### Stated goal:
Quote the data exactly, first line to the line containing "snr_full = list(range(-30, -19))", with no pictures.

================

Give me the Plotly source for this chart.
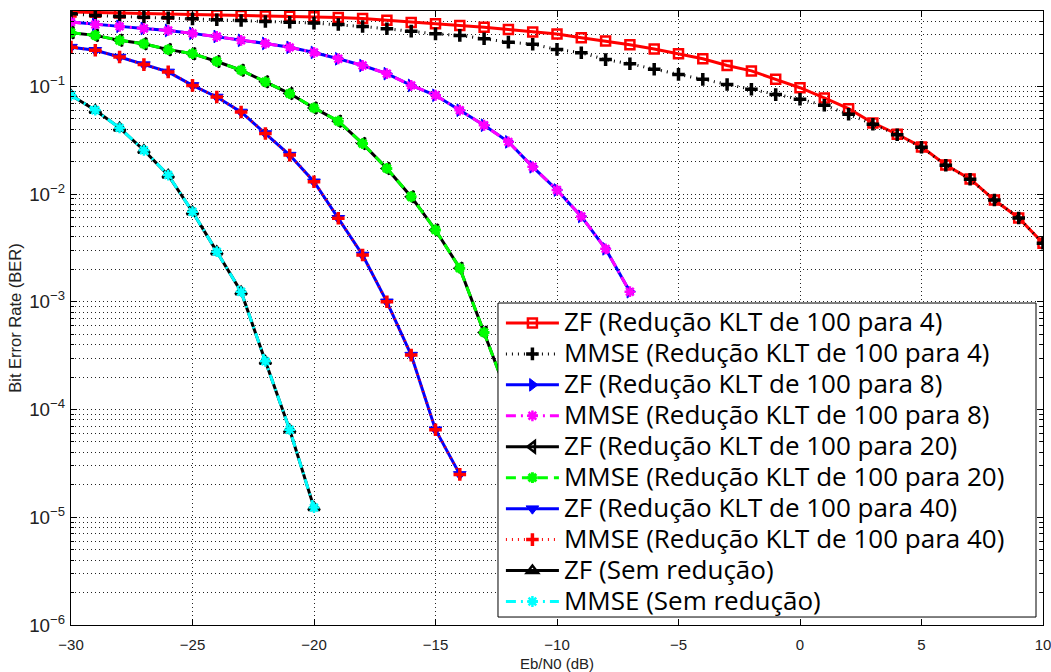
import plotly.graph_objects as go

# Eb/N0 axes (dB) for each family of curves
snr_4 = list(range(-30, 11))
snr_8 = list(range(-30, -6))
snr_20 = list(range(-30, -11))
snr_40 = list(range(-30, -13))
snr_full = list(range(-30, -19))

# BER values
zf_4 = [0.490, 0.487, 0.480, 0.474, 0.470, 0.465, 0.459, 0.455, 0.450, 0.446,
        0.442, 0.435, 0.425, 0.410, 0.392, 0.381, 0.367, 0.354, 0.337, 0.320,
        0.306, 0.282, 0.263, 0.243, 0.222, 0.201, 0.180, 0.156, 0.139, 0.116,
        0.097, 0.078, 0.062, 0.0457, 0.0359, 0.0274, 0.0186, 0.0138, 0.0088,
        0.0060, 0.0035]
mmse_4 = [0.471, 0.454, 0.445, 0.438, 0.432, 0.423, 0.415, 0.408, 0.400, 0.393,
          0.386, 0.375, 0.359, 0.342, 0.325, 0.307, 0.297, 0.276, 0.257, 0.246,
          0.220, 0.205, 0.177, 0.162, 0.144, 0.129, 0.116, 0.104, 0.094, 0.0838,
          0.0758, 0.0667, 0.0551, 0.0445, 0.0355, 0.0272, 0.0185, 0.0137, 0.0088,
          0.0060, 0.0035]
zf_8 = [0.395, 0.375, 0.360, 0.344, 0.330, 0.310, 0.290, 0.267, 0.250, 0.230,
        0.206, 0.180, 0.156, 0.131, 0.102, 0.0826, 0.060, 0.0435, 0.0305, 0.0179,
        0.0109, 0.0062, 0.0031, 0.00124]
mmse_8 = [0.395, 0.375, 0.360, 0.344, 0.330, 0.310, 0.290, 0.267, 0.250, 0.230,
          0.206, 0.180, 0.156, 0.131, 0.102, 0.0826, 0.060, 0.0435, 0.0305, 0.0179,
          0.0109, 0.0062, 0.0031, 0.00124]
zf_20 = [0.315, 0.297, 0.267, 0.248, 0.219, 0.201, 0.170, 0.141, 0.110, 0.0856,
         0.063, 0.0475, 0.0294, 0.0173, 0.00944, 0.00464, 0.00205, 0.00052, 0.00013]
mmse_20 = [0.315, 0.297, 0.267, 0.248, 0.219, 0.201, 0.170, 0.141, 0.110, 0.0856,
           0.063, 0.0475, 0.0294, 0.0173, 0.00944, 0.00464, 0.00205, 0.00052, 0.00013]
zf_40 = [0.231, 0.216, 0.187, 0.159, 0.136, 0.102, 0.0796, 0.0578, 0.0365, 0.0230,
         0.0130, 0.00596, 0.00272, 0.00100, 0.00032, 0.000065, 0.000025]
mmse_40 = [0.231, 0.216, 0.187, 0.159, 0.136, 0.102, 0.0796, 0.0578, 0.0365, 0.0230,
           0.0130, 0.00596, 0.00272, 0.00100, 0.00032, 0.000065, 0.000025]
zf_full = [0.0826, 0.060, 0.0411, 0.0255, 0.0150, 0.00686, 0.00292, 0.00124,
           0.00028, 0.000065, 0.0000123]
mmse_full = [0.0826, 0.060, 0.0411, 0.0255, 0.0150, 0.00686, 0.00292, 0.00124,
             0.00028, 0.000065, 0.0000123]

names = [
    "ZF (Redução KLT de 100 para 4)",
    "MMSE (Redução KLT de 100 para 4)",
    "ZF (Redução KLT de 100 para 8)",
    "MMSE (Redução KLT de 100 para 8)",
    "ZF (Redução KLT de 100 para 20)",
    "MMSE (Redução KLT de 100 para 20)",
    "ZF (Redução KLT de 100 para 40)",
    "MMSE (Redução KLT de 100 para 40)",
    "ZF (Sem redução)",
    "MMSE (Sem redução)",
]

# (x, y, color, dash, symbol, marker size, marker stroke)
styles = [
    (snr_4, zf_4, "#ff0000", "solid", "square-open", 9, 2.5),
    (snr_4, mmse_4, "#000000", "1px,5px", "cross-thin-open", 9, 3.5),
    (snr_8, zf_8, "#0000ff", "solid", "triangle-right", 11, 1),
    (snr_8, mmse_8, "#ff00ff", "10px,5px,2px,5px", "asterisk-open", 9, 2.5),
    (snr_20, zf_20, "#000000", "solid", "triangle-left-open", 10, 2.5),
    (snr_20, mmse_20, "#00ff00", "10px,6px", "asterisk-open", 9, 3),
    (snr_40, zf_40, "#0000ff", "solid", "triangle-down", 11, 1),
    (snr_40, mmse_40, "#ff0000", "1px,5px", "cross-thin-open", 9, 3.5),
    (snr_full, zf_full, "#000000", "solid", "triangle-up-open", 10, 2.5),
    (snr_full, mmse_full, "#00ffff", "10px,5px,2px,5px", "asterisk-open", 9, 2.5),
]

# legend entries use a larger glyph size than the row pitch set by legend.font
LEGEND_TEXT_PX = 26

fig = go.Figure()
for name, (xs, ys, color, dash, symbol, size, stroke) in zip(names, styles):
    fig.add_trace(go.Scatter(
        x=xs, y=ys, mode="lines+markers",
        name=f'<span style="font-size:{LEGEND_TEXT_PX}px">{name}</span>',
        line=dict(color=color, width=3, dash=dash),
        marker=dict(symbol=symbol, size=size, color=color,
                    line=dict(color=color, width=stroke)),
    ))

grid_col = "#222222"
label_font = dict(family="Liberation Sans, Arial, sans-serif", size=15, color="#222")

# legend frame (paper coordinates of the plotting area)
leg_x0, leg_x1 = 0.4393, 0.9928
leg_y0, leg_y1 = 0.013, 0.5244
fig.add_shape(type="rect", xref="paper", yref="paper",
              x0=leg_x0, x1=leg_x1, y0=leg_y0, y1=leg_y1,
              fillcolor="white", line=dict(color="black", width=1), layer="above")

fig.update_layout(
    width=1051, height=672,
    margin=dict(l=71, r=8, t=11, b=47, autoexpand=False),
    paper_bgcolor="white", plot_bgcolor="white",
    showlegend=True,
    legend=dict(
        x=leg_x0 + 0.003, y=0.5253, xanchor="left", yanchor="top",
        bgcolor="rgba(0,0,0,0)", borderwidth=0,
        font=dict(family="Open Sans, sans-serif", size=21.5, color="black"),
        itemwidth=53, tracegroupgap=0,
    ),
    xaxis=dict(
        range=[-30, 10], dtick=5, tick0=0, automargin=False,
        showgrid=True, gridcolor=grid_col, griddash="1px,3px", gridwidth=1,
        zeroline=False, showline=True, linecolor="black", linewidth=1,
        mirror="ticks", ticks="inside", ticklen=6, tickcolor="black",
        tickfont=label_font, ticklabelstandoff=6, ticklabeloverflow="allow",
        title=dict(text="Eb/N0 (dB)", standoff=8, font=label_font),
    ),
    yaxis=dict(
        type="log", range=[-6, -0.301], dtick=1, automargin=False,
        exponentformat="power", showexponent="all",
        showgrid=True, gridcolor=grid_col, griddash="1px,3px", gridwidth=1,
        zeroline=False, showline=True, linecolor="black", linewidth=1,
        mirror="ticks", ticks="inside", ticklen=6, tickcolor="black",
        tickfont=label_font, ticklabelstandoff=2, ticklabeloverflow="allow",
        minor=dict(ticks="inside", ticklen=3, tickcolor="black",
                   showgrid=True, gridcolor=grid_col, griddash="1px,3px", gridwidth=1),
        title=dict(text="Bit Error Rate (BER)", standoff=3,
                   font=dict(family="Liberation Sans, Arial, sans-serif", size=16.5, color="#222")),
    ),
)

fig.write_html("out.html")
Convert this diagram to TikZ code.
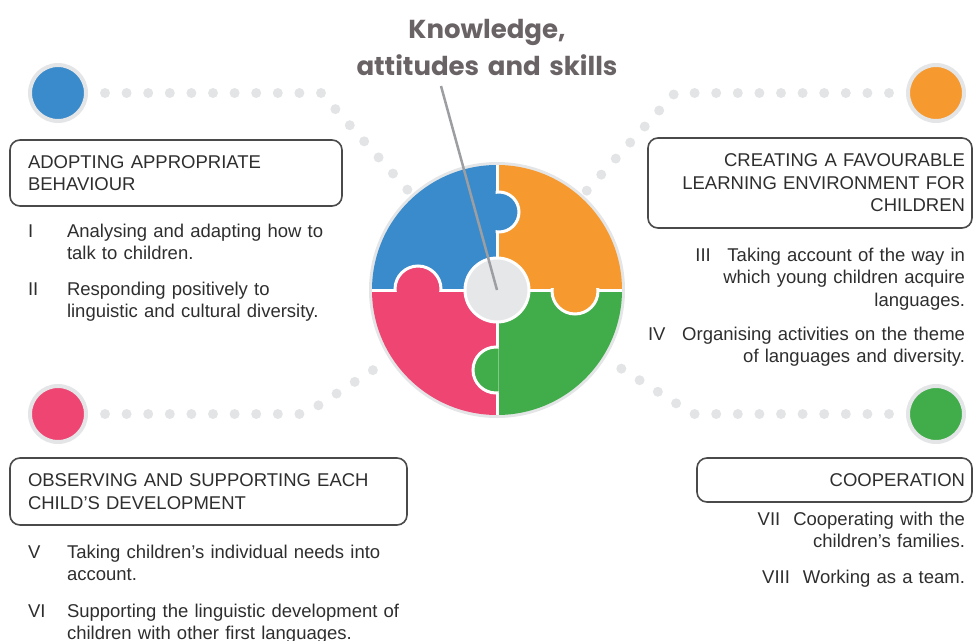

================

### Answer for this exercise:
Give me the Plotly source for this chart.
import plotly.graph_objects as go

# Eb/N0 axes (dB) for each family of curves
snr_4 = list(range(-30, 11))
snr_8 = list(range(-30, -6))
snr_20 = list(range(-30, -11))
snr_40 = list(range(-30, -13))
snr_full = list(range(-30, -19))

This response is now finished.